The other problem with mining the Channel... well, there's more than one, but I'll just go with two. Um, three.
1) It would take an awful lot of mines to seal the Channel, a really large number to actually do the job well. Germany didn't have them ready to hand in 1940-41, as far as I know, and wouldn't have time to make them. The North Sea barrage laid in WW1 required 80 million feet of wire cable and at least 8 dedicated ships to plant 70,000 mines. The Channel is narrower, but unlike laying the North Sea barrage, people will be shooting at you while you work.
2) First you have to sweep the Channel of British mines. Which takes minesweepers. Working while being shot at and strafed, and going back over and over because the stubborn British keep using their 42-knot minelayers to put more in the water.
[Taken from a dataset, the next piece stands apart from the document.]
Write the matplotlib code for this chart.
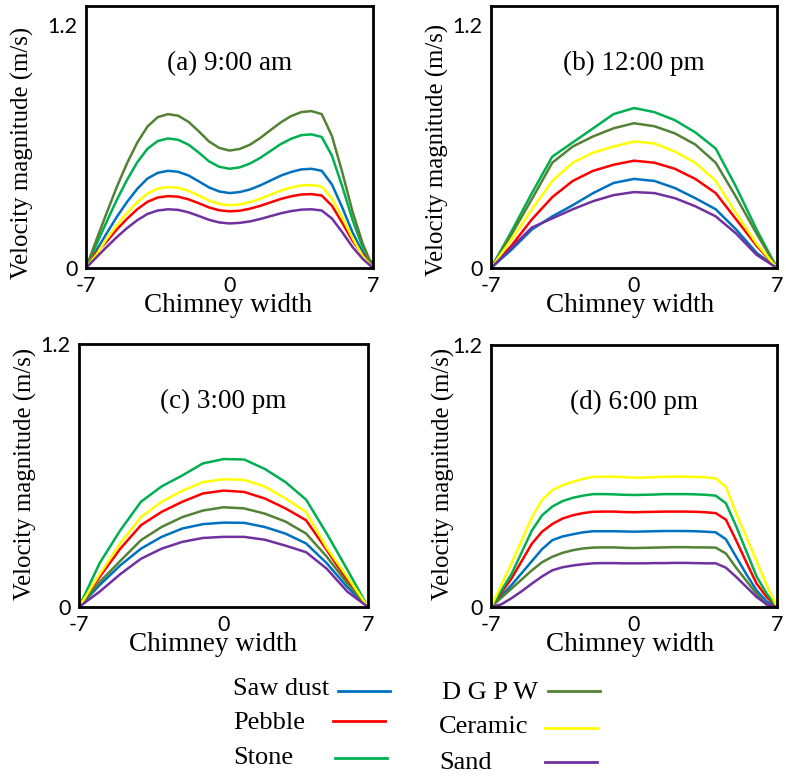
import matplotlib
matplotlib.use("Agg")
import matplotlib.pyplot as plt
from matplotlib.lines import Line2D

# chimney width positions: half steps for the smooth panels (a, d),
# whole steps for the more angular ones (b, c)
x_half = [-7, -6.5, -6, -5.5, -5, -4.5, -4, -3.5, -3, -2.5, -2, -1.5, -1, -0.5, 0,
          0.5, 1, 1.5, 2, 2.5, 3, 3.5, 4, 4.5, 5, 5.5, 6, 6.5, 7]
x_one = [-7, -6, -5, -4, -3, -2, -1, 0, 1, 2, 3, 4, 5, 6, 7]

names = ["Saw dust", "Pebble", "Stone", "D G P W", "Ceramic", "Sand"]
colors = ["#0070C0", "#FF0000", "#00B050", "#548235", "#FFFF00", "#7030A0"]

# (a) 9:00 am
a_saw = [0, .086, .17, .252, .326, .391, .442, .47, .48, .475, .457, .428, .398, .378, .37,
         .375, .388, .408, .432, .456, .474, .487, .49, .48, .412, .299, .176, .076, 0]
a_pebble = [.025, .075, .13, .19, .243, .29, .327, .348, .355, .352, .339, .32, .299, .285, .28,
            .283, .293, .307, .324, .341, .354, .363, .365, .358, .307, .223, .135, .065, .025]
a_stone = [0, .115, .227, .336, .435, .522, .589, .627, .64, .633, .609, .57, .527, .50, .49,
           .497, .516, .544, .578, .612, .638, .656, .66, .647, .554, .403, .238, .102, 0]
a_dgpw = [0, .137, .27, .40, .517, .619, .699, .745, .76, .752, .722, .675, .625, .593, .58,
          .588, .609, .642, .681, .719, .75, .77, .775, .76, .651, .473, .279, .12, 0]
a_ceramic = [0, .065, .142, .21, .272, .326, .368, .392, .40, .396, .381, .358, .333, .316, .31,
             .314, .325, .342, .362, .382, .397, .408, .41, .402, .344, .25, .148, .058, 0]
a_sand = [0, .052, .103, .152, .197, .236, .267, .284, .29, .287, .275, .257, .238, .225, .22,
          .223, .23, .242, .256, .27, .281, .288, .29, .284, .244, .177, .104, .045, 0]

# (b) 12:00 pm
b_saw = [0.00, 0.09, 0.19, 0.255, 0.31, 0.37, 0.42, 0.44, 0.43, 0.395, 0.345, 0.29, 0.19, 0.075, 0.00]
b_pebble = [0.00, 0.11, 0.24, 0.35, 0.43, 0.48, 0.51, 0.53, 0.52, 0.49, 0.44, 0.37, 0.24, 0.11, 0.00]
b_stone = [0.00, 0.18, 0.37, 0.55, 0.62, 0.69, 0.76, 0.79, 0.77, 0.73, 0.67, 0.59, 0.40, 0.19, 0.00]
b_dgpw = [0.00, 0.165, 0.34, 0.52, 0.60, 0.65, 0.69, 0.715, 0.70, 0.665, 0.61, 0.52, 0.35, 0.17, 0.00]
b_ceramic = [0.00, 0.14, 0.29, 0.43, 0.52, 0.57, 0.60, 0.625, 0.615, 0.575, 0.52, 0.43, 0.27, 0.12, 0.00]
b_sand = [0.00, 0.10, 0.20, 0.245, 0.29, 0.33, 0.36, 0.375, 0.37, 0.345, 0.305, 0.255, 0.17, 0.065, 0.00]

# (c) 3:00 pm
c_saw = [0.00, 0.10, 0.19, 0.266, 0.32, 0.358, 0.378, 0.385, 0.384, 0.365, 0.335, 0.29, 0.20, 0.09, 0.00]
c_pebble = [0.00, 0.137, 0.266, 0.373, 0.434, 0.48, 0.518, 0.531, 0.525, 0.495, 0.45, 0.396, 0.26, 0.12, 0.00]
c_stone = [0.00, 0.20, 0.35, 0.48, 0.55, 0.60, 0.655, 0.675, 0.673, 0.63, 0.57, 0.49, 0.335, 0.17, 0.00]
c_dgpw = [0.00, 0.114, 0.21, 0.305, 0.365, 0.41, 0.44, 0.455, 0.45, 0.426, 0.39, 0.335, 0.23, 0.107, 0.00]
c_ceramic = [0.00, 0.15, 0.29, 0.41, 0.48, 0.53, 0.57, 0.583, 0.58, 0.55, 0.495, 0.434, 0.27, 0.137, 0.00]
c_sand = [0.00, 0.07, 0.15, 0.22, 0.266, 0.297, 0.315, 0.32, 0.32, 0.307, 0.28, 0.25, 0.175, 0.07, 0.00]

# (d) 6:00 pm
d_saw = [0, .05, .10, .155, .21, .265, .306, .323, .333, .342, .347, .347, .347, .346, .345,
         .346, .347, .348, .348, .348, .347, .345, .342, .31, .23, .15, .076, .025, 0]
d_pebble = [0, .065, .13, .21, .29, .345, .38, .405, .42, .43, .436, .437, .437, .435, .434,
            .435, .436, .437, .437, .437, .436, .434, .43, .40, .305, .205, .107, .045, 0]
d_stone = [0, .075, .15, .25, .35, .42, .46, .485, .50, .51, .517, .517, .516, .514, .513,
           .514, .515, .517, .517, .517, .516, .514, .51, .475, .37, .255, .14, .06, 0]
d_dgpw = [0, .042, .084, .126, .168, .205, .23, .248, .26, .268, .272, .273, .273, .271, .27,
          .271, .272, .273, .274, .274, .273, .273, .272, .245, .18, .12, .06, .01, 0]
d_ceramic = [0, .10, .20, .305, .41, .49, .535, .558, .573, .587, .596, .597, .597, .595, .592,
             .593, .595, .597, .597, .597, .596, .594, .589, .55, .43, .32, .21, .10, 0]
d_sand = [0, .012, .04, .072, .107, .14, .168, .182, .19, .196, .20, .201, .201, .20, .20,
          .20, .201, .201, .202, .202, .201, .20, .20, .18, .138, .092, .046, .012, 0]

titles = ["(a) 9:00 am", "(b) 12:00 pm", "(c) 3:00 pm", "(d) 6:00 pm"]
xs = [x_half, x_one, x_one, x_half]
series = [
    [a_saw, a_pebble, a_stone, a_dgpw, a_ceramic, a_sand],
    [b_saw, b_pebble, b_stone, b_dgpw, b_ceramic, b_sand],
    [c_saw, c_pebble, c_stone, c_dgpw, c_ceramic, c_sand],
    [d_saw, d_pebble, d_stone, d_dgpw, d_ceramic, d_sand],
]

serif = "Liberation Serif"
W, H = 786, 776
fig = plt.figure(figsize=(W / 100, H / 100), dpi=100)

# axes boxes in pixels: left, top, right, bottom
boxes = [(86, 6, 373, 268), (491, 6, 777, 268),
         (79, 344, 368, 607), (491, 345, 777, 607)]
ytops = [1.294, 1.294, 1.2, 1.2]
ylab_x = [-0.181, -0.146, -0.145, -0.125]
ylab_y = [0.44, 0.45, 0.507, 0.507]
xlab_x = [0.495, 0.487, 0.464, 0.487]

for i in range(4):
    l, t, r, b = boxes[i]
    ax = fig.add_axes([l / W, 1 - b / H, (r - l) / W, (b - t) / H])
    for vals, c in zip(series[i], colors):
        ax.plot(xs[i], vals, color=c, lw=1.8, solid_joinstyle="round")
    ax.set_xlim(-7, 7)
    ax.set_ylim(0, ytops[i])
    ax.set_xticks([-7, 0, 7])
    ax.set_xticklabels(["-7", "0", "7"])
    ax.set_yticks([0, 1.2])
    ax.set_yticklabels(["0", "1.2"])
    ax.tick_params(length=0, labelsize=15.5, pad=6)
    for lab in ax.get_xticklabels() + ax.get_yticklabels():
        lab.set_fontfamily("Lato")
    for s in ax.spines.values():
        s.set_linewidth(2.0)
        s.set_color("black")
    ax.set_xlabel("Chimney width", fontsize=19.5, family=serif)
    ax.xaxis.set_label_coords(xlab_x[i], -0.095)
    ax.set_ylabel("Velocity magnitude (m/s)", fontsize=17.8, family=serif)
    ax.yaxis.set_label_coords(ylab_x[i], ylab_y[i])
    ax.text(0.5, 0.78, titles[i], transform=ax.transAxes, ha="center",
            va="center", fontsize=19.5, family=serif)

# legend drawn by hand, two columns
leg_text = [(233, 689), (233, 723), (233, 758), (442, 693), (439, 727), (439, 763)]
leg_line = [(338, 390, 691), (333, 385, 721), (335, 387, 758),
            (548, 600, 691), (545, 597, 728), (545, 597, 762)]
for k in range(6):
    tx, ty = leg_text[k]
    fig.text(tx / W, 1 - ty / H, names[k], fontsize=19, family=serif,
             ha="left", va="center")
    x0, x1, ly = leg_line[k]
    fig.add_artist(Line2D([x0 / W, x1 / W], [1 - ly / H, 1 - ly / H],
                          color=colors[k], lw=2.0, transform=fig.transFigure))

fig.savefig("out.png", dpi=100)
Damned ungracious of them.
3) How do you lay the mine barrages? Remember, we're talking something approximately 50 miles wide (as a wild guesstimate average - it runs from 20 miles to over 100). The North Sea mine barrage ran 230 miles long, 18 rows across spaced 300 feet apart for about 75,000 mines. Laying 55,000 of those required 10 dedicated ships converted for the job, and took five months. Let's assume we're covering 75 miles (37.5 * 2 for the two ends), 8 mines wide (pretty thin) spaced 300 feet apart. (75*5280*8)/300 = 11,000 mines (allowing for some duds and premature exploders and assuming the Brits are sporting enough not to sweep up any).
I'm not finding information on how many mines a U-boat could lay, but let's assume 30. That's about 370 U-boat sorties, assuming they don't have anything better to do.
By bomber? From Wiki: "From April to June 1940, the Luftwaffe laid 1,000 mines in British waters." That's 10% of what we need at minimum. "The Heinkel He 115 could carry two medium or one large mine while the Heinkel He 59, Dornier Do 18, Junkers Ju 88 and Heinkel He 111 could carry more." Assume 5 (?). That's 2200 aircraft sorties... assuming they don't have anything better to do. Laying them by surface ship? Please... Maybe the Kriegsmarine could train hippos to carry them into position?
And that's assuming the Royal Navy isn't busily trying to clear paths and lay mines while the Germans try to sweep mines and lay a barrage. The RN did have a couple of specialized, extremely-fast minelayers and a large number of pre-built minesweepers. Germany had... well, bupkis is what they had. Bupkis is what they had for every important naval asset needed for SeaLion.
Oh, and:
4) The Channel is not shallow. Most German mines, from what I can tell, were large and powerful but intended to work in relatively shallow water - the explosion causes a water-hammer that breaks the ship's keel. But... over most of its width - the Channel is not shallow, so you need a mine that can be tethered at a reasonable depth.
So... no. Just not happening. Unless Germany starts prepping for SeaLion from 1933-36 there's no way they have the assets. No landing craft, no amphib doctrine, no minesweepers and layers, no naval assets in any significant quantity. I (and other sensible people) keep saying: all you have to do to test the SeaLion hypothesis is to look at Overlord. Germany fails to have ANY of the factors deemed essential for Overlord - air cover, naval assets, landing craft and a developed amphib doctrine including combat loading of supplies, friendly scouts on the ground, follow-on troops, and logistics - logistics - logistics.